Author: Jean Hanff Korelitz
Publication Year: 2021
Length: 336 pages
You’re overselling your novel just a little too much when you name it The Plot. It’s like calling a racehorse The Winner. Or a burger joint The Burger. Sure, it sells it and tells you exactly what it’s about, but you have to expect that the plot in The Plot is like thee plot. Spoiler: it’s not. But I suppose in the truest sense, The Plot is about a plot. A plot that, in the world of this book, makes everyone want to read the book within the book. Because there is nothing writers like to write about more than writers. Thing is, this plot that is supposed to drive the plot of this book is ultimately kind of obscured, or rather kind of given a soft sell in its rollout. It’s like a movie about an SNL-like skit so funny that people die laughing. And then never showing us the skit. Which I guess, in that case, would be good because we’d be dead. But you get the idea.
So, yes, this novel is about a book plot so good, so original that putting it out there in the world is guaranteed to spawn a bestseller, movie adaptations and critical acclaim from the NYT to Oprah. The thing is the plot, such as it is, doesn’t belong to the author who ultimately puts it out there. Yes, Jacob Finch Bonner is an author. One whose first book he wrote as a younger man — and this is one of the biggest tropes in writers writing about writers — drew critical mentions, but middling sales. And whose second and third novels flopped and/or just never really made it into the public eye. I have seen this plot and this character so many times I can’t count. To make it even more trope-y, Jake has taken a gig as a professor at a low-residency program at a no-name college in Vermont. Because those who can’t do, teach says every novel and movie about washed-up writers ever. The difference here is that one of Jake’s students — a cocky, seemingly disinterested jerk — comes through and reveals a plot so juicy, so amazing that Jake eventually steals it for his own after learning of that student’s passing. Which he then spends the rest of the novel justifying.

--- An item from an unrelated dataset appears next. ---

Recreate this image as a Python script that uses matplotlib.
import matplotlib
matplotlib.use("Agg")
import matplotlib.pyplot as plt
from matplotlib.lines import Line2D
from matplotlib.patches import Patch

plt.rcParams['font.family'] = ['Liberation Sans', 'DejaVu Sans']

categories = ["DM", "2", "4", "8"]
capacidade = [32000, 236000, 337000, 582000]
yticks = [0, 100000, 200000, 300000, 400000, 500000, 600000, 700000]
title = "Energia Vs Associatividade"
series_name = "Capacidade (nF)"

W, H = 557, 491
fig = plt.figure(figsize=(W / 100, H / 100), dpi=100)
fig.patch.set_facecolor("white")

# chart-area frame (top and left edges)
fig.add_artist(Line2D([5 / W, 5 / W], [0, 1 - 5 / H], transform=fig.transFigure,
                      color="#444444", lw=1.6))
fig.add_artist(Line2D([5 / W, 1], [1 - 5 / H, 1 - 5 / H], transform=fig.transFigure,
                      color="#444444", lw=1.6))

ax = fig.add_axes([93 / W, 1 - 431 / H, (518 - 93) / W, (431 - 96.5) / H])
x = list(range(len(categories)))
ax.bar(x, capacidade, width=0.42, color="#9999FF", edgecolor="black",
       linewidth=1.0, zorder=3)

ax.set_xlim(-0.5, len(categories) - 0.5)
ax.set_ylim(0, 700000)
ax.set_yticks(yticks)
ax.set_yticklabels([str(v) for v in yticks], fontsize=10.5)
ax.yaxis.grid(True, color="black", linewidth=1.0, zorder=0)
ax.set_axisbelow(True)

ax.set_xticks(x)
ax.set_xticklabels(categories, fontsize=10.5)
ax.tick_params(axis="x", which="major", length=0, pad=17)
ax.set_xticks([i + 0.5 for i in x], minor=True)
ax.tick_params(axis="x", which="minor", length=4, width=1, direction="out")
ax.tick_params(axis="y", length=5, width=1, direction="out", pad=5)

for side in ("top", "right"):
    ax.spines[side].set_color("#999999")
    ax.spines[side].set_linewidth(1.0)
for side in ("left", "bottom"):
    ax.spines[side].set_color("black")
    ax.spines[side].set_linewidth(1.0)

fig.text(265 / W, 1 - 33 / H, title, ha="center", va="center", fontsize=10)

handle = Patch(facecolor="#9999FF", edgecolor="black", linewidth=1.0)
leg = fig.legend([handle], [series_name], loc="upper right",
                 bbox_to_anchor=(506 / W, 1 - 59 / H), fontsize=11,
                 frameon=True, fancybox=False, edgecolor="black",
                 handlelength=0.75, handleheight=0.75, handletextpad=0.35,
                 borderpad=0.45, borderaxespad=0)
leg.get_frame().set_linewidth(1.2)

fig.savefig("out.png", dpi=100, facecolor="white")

Flash forward and exactly what Jake’s student said would happen has happened when “the plot” made its way to the public. They ate it up. Jake’s novel, based solely on this plot told to him by his student, is number one and a film is in the hopper with Steven Spielberg. In The Plot we get snippets of Finch Bonner’s book, Crib, which honestly doesn’t seem that great. But, hey, apparently the popularity is generated almost entirely by the twist in the story that nobody sees coming. The thing as a reader of the actual novel that I don’t understand is if the twist that we’re let in on is the actual twist or just a hint at the twist. Because there’s kind of a weak twist (or two) in the real world of the novel, but we’re never really exposed to the twist in Finch’s written novel, Crib. Yes, it’s meta in a sense, but I’m not sure that was the intention. The point is, the twist in our novel is relatively underwhelming. Something you might see in a Law & Order or a Lifetime movie that went “bad woman” and not “bad man.” I don’t want to spoil anything, but suffice it to say that things get a little confusing when lining up real-world events we’re supposed to understand in the world of our novel, events in the written novel and events in the world of the written novel that were based on the world of the novel that were unspoken. See?
Also, the twist in the world of our novel — or at least the kind of primary twist, as there are a couple — is obvious from jump. And I’m not sure as readers if that wasn’t a big deal and the twist being a surprise to Jake is meant to show how distracted he is by the guilt and stress of basing his success on what amounts to plagiarism. Which he and I think maybe he and our actual author of this novel, Jean Hanff Korelitz, try to say is okay? That part seems to be in debate the entire time. Is taking a plot plagiarism if the book based on that plot is wholly written by its author? I mean you always hear there are only like 10 plots that every story can fit into. So what is a plot, really? Jake didn’t literally take his student’s words; only an idea. Which, considering so many movies and novels are sold on a short elevator pitch — which amounts to an idea of a plot — seems like stealing to me. I’m honestly not sure, after reading her novel, where Korelitz comes down on this. Or if Jake, who is constantly trying to convince himself he didn’t do anything wrong, is justified in his feelings, or if the guilt in and of itself tells the story.
I know I’m being a little cagey here. I don’t want to give anything away — and it’s not as though this is an M. Night movie or anything — but I do think it’s a worthwhile read. Because despite my skepticism that the author completely pulled off her magic trick or sold the plot in The Plot, I found it a breezy, entertaining read. It never bogs down and mixes enough of the literary with the paranoid thriller to keep me excited to pick it back up at night to see where it was going. I was a little disappointed at one of the twists and how telegraphed it was — I hoped upon hope she wasn’t going to expose my assumption as a thing — but it didn’t overwhelm my otherwise positive feelings about my experience reading it. I do think this makes a perfect beach or train read, as it is propulsive, features a main character who is smart but does dumb shit who you can feel superior to and wraps up nicely. There is a sequel to this novel called The Sequel. Because of course there is. I’m sure I’ll read it because that’s just who I am.